Leading and Deciding in Crisis

Jessica Engelman/Dennis Letts

Today’s tireless leaders face difficult challenges every day. Market fluctuations. Competitive pressures. Crisis situations like natural disasters or product failures. Complicated situations and critical circumstances demand a level head, clear vision and a team focused on surviving the temporary tumult. – in MIT Leadership Center

When you’re running an intensive 24/7 operation, the smallest details can make a big difference. Small things can have a profound impact of a team’s energy and morale.

Humility does not mean being passive or abdicating authority, it means subjugating self-interest for a greater purpose – especially listening. The overwhelming impulse for most is to react. Yet when leaders listen to their people, powerful things happen.

Empowering others creates trust. When people are encouraged and feel comfortable, they will create solutions and work together for a collective goal

Leadership Credo

Bruce Craven

In this session, participants will learn how to use clear, authentic messaging to gain the commitment of their teams and to drive strategic goals, offering their colleagues, direct reports, and various stakeholders’ clarity on why the speaker of the Credo is an accountable leader. Developed at Columbia.

Business School, the Leadership Credo is a proven framework that will provide participants with the structure and delivery insights to present their leadership expectations in a natural, energizing, and impactful way. The Leadership Credo is a method that is adaptable to everyone’s natural communication style and offers a framework for messaging that can be used to confront various leadership challenges in order to gain maximum commitment from that leader’s team.
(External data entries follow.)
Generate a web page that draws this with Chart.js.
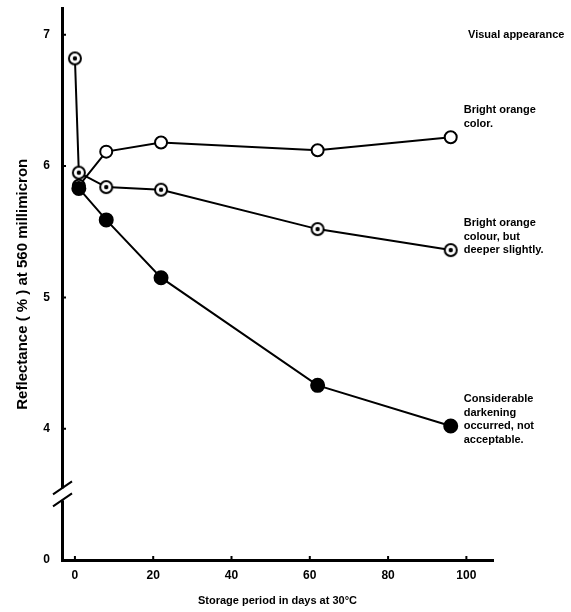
<!DOCTYPE html>
<html lang="en">
<head>
<meta charset="UTF-8">
<title>Reflectance during storage</title>
<script src="https://cdn.jsdelivr.net/npm/chart.js@4.4.0/dist/chart.umd.min.js"></script>
<style>
  body { margin: 0; background: #fff; }
  .graph-container { width: 571px; height: 612px; }
</style>
</head>
<body>
<div class="graph-container"><canvas id="myChart"></canvas></div>
<script>
// storage days and reflectance (%)
const daysBright = [1, 8, 22, 62, 96];
const reflBright = [5.85, 6.11, 6.18, 6.12, 6.22];
const daysDeeper = [0, 1, 8, 22, 62, 96];
const reflDeeper = [6.82, 5.95, 5.84, 5.82, 5.52, 5.36];
const daysDark = [1, 8, 22, 62, 96];
const reflDark = [5.83, 5.59, 5.15, 4.33, 4.02];

const xTicks = [0, 20, 40, 60, 80, 100];
const yTicks = [3, 4, 5, 6, 7];
const yTickLabels = ['0', '4', '5', '6', '7'];   // axis is broken below 4, bottom shows 0

const noteHeader = 'Visual appearance';
const noteBright = ['Bright orange', 'color.'];
const noteDeeper = ['Bright orange', 'colour, but', 'deeper slightly.'];
const noteDark = ['Considerable', 'darkening', 'occurred, not', 'acceptable.'];

const FONT = '"Liberation Sans", Arial, sans-serif';

function toPoints(xs, ys) {
  return xs.map((x, i) => ({ x: x, y: ys[i] }));
}

// open circle with a dot in the middle
function dottedCircle() {
  const c = document.createElement('canvas');
  c.width = 16; c.height = 16;
  const g = c.getContext('2d');
  g.beginPath(); g.arc(8, 8, 6, 0, Math.PI * 2);
  g.fillStyle = '#fff'; g.fill();
  g.lineWidth = 2; g.strokeStyle = '#000'; g.stroke();
  g.beginPath(); g.arc(8, 8, 2.2, 0, Math.PI * 2);
  g.fillStyle = '#000'; g.fill();
  return c;
}

const extras = {
  id: 'extras',
  afterDraw(chart) {
    const ctx = chart.ctx;
    const xs = chart.scales.x, ys = chart.scales.y;
    const area = chart.chartArea;
    ctx.save();
    ctx.strokeStyle = '#000';
    ctx.lineWidth = 2;

    // small tick marks on the inside of the axes
    ctx.beginPath();
    xTicks.forEach(v => {
      const px = xs.getPixelForValue(v);
      ctx.moveTo(px, area.bottom); ctx.lineTo(px, area.bottom - 4);
    });
    yTicks.slice(1).forEach(v => {
      const py = ys.getPixelForValue(v);
      ctx.moveTo(area.left, py); ctx.lineTo(area.left + 4, py);
    });
    ctx.stroke();

    // axis break
    const L = area.left;
    const by = ys.getPixelForValue(3.5);
    ctx.fillStyle = '#fff';
    ctx.fillRect(L - 3, by - 6, 6, 12);
    ctx.beginPath();
    ctx.moveTo(L - 9, by); ctx.lineTo(L + 10, by - 13);
    ctx.moveTo(L - 9, by + 12); ctx.lineTo(L + 10, by - 1);
    ctx.stroke();

    // notes on the right
    ctx.fillStyle = '#000';
    ctx.font = 'bold 11px ' + FONT;
    ctx.textAlign = 'left';
    ctx.textBaseline = 'middle';
    ctx.fillText(noteHeader, area.right - 25, ys.getPixelForValue(7));
    const notes = [
      [noteBright, daysBright, reflBright],
      [noteDeeper, daysDeeper, reflDeeper],
      [noteDark, daysDark, reflDark]
    ];
    notes.forEach(([lines, d, r]) => {
      const n = d.length - 1;
      const px = xs.getPixelForValue(d[n]) + 13;
      const py = ys.getPixelForValue(r[n]) - 27;
      lines.forEach((t, i) => ctx.fillText(t, px, py + i * 13.5));
    });
    ctx.restore();
  }
};

const lineStyle = {
  showLine: true,
  borderColor: '#000',
  borderWidth: 2,
  pointBorderColor: '#000',
  pointBorderWidth: 2,
  pointRadius: 6,
  tension: 0
};

const ctx = document.getElementById('myChart').getContext('2d');
const chart = new Chart(ctx, {
  type: 'scatter',
  data: {
    datasets: [
      Object.assign({}, lineStyle, {
        label: 'darkening',
        data: toPoints(daysDark, reflDark),
        pointBackgroundColor: '#000',
        pointRadius: 6.5
      }),
      Object.assign({}, lineStyle, {
        label: 'deeper slightly',
        data: toPoints(daysDeeper, reflDeeper),
        pointStyle: dottedCircle()
      }),
      Object.assign({}, lineStyle, {
        label: 'bright orange',
        data: toPoints(daysBright, reflBright),
        pointBackgroundColor: '#fff'
      })
    ]
  },
  options: {
    responsive: true,
    maintainAspectRatio: false,
    animation: false,
    events: [],
    layout: { padding: { left: 10, top: 7, right: 78, bottom: 0 } },
    plugins: {
      legend: { display: false },
      tooltip: { enabled: false }
    },
    scales: {
      x: {
        type: 'linear',
        min: -3.3,
        max: 106.8,
        afterBuildTicks: s => { s.ticks = xTicks.map(v => ({ value: v })); },
        afterFit: s => { s.height = 52; s.paddingLeft = 0; s.paddingRight = 0; },
        grid: { display: false, drawTicks: false },
        border: { display: true, color: '#000', width: 3 },
        ticks: { color: '#000', padding: 8, font: { family: FONT, size: 12, weight: 'bold' } },
        title: {
          display: true,
          text: 'Storage period in days at 30°C',
          color: '#000',
          font: { family: FONT, size: 11, weight: 'bold' }
        }
      },
      y: {
        type: 'linear',
        min: 3,
        max: 7.2,
        afterBuildTicks: s => { s.ticks = yTicks.map(v => ({ value: v })); },
        afterFit: s => { s.width = 52; s.paddingTop = 0; s.paddingBottom = 0; },
        grid: { display: false, drawTicks: false },
        border: { display: true, color: '#000', width: 3 },
        ticks: {
          color: '#000',
          padding: 12,
          font: { family: FONT, size: 12, weight: 'bold' },
          callback: v => yTickLabels[yTicks.indexOf(v)]
        },
        title: {
          display: true,
          text: 'Reflectance ( % ) at 560 millimicron',
          color: '#000',
          font: { family: FONT, size: 15, weight: 'bold' }
        }
      }
    }
  },
  plugins: [extras]
});
</script>
</body>
</html>
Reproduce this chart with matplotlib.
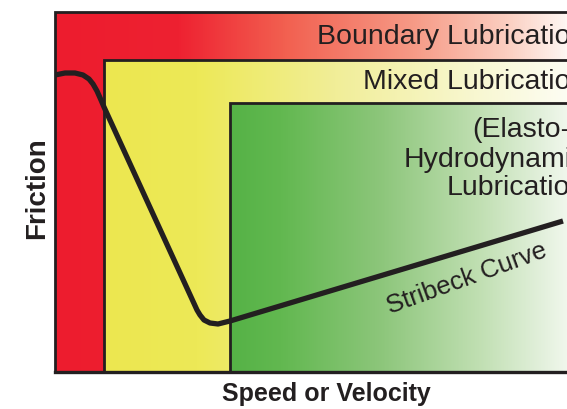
import numpy as np
import matplotlib.pyplot as plt
from matplotlib.colors import LinearSegmentedColormap

# regimes: start speed, top friction, gradient stops (position along region, colour)
regime_start = [0, 49, 175]
regime_top = [360, 312, 269]
regime_colors = [
    [(0.0, "#ED1C2E"), (0.24, "#EE2131"), (0.45, "#F26050"), (0.7, "#F69A86"), (0.88, "#FBCDBF"), (1.0, "#FEF6F2")],
    [(0.0, "#ECE750"), (0.2, "#EDE957"), (0.5, "#F1EE98"), (0.8, "#F8F7D0"), (1.0, "#FDFDF3")],
    [(0.0, "#55B246"), (0.15, "#62B850"), (0.45, "#8DC67B"), (0.75, "#C2E0B4"), (1.0, "#F0F7EC")],
]

# regime labels (text lines, right end, baseline)
label_lines = ["Boundary Lubrication", "Mixed Lubrication", "(Elasto-)", "Hydrodynamic", "Lubrication"]
label_right = [531, 531, 525, 531, 531]
label_base = [328, 283, 235, 205, 177]

# stribeck curve (speed, friction)
speed = [0, 10, 20, 28, 34, 38, 42, 46, 49, 142, 145, 149, 155, 163, 175, 508]
friction = [297, 299, 299, 297, 293, 288, 281, 272, 265, 62, 57, 52, 49, 48, 51, 151]

xmax, ymax = 512, 360
ink = "#231F20"

fig = plt.figure(figsize=(5.67, 4.09), dpi=100)
ax = fig.add_axes([55 / 567, 37 / 409, 512 / 567, 360 / 409])
ax.set_xlim(0, xmax)
ax.set_ylim(0, ymax)

for x0, top, stops in zip(regime_start, regime_top, regime_colors):
    cmap = LinearSegmentedColormap.from_list("g", stops)
    grad = np.linspace(0, 1, 256)[None, :]
    ax.imshow(grad, cmap=cmap, extent=[x0, xmax, 0, top], aspect="auto", zorder=1)
    ax.plot([x0, x0, xmax + 5], [0, top, top], color=ink, lw=2, zorder=2, clip_on=False,
            solid_joinstyle="miter")

ax.plot([0, xmax + 5], [0, 0], color=ink, lw=2.4, zorder=2, clip_on=False)

ax.plot(speed, friction, color=ink, lw=3.8, zorder=3, solid_capstyle="butt",
        solid_joinstyle="round")

for line, xr, yb in zip(label_lines, label_right, label_base):
    ax.text(xr, yb, line, fontsize=20.5, color=ink, family="Liberation Sans", ha="right",
            va="baseline", zorder=4, clip_on=False)

ax.text(412, 93, "Stribeck Curve", rotation=20, fontsize=18.5, color=ink, family="Liberation Sans",
        ha="center", va="center", zorder=4)

ax.set_xticks([])
ax.set_yticks([])
for s in ax.spines.values():
    s.set_visible(False)

fig.text(37.5 / 567, 1 - 188 / 409, "Friction", rotation=90, fontsize=20, fontweight="bold",
         family="Liberation Sans", color=ink, ha="center", va="center")
fig.text(326 / 567, 1 - 394 / 409, "Speed or Velocity", fontsize=18, fontweight="bold",
         family="Liberation Sans", color=ink, ha="center", va="center")

fig.savefig("out.png", dpi=100)
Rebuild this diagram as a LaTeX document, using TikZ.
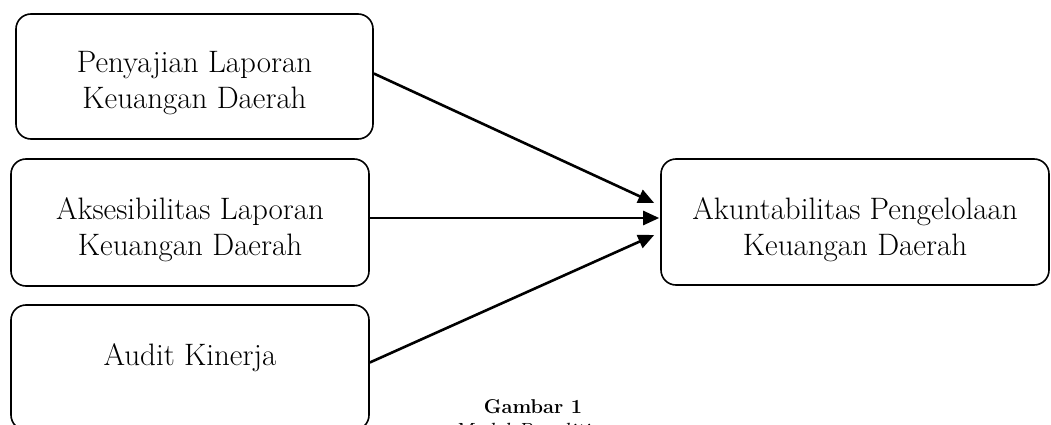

Learning outcomes from this session include:

• Understand how to structure an effective leadership message

• Deliver message in one’s own, authentic way

• Motivate colleagues, direct reports, and customers by leveraging past experiences

• Learn the importance of connecting a tactical leadership value the messaging

• Build communication resources by practicing an exercise in personal reflection

• Identify and practice – one’s natural presentation style

Leadership Jazz

Chris Washburne

Outstanding results in a complex business environment are never 100% guaranteed. In our view, an organization which can comfortably cite “listening to be responsive” as a cultural norm is better equipped at appropriate risk-taking, and agility. Using the jazz experience as an organizing metaphor, participants consider the origins of jazz — an art form born of conflict and crisis — and how lessons for leadership from a jazz ensemble can help teams and organizations work better together.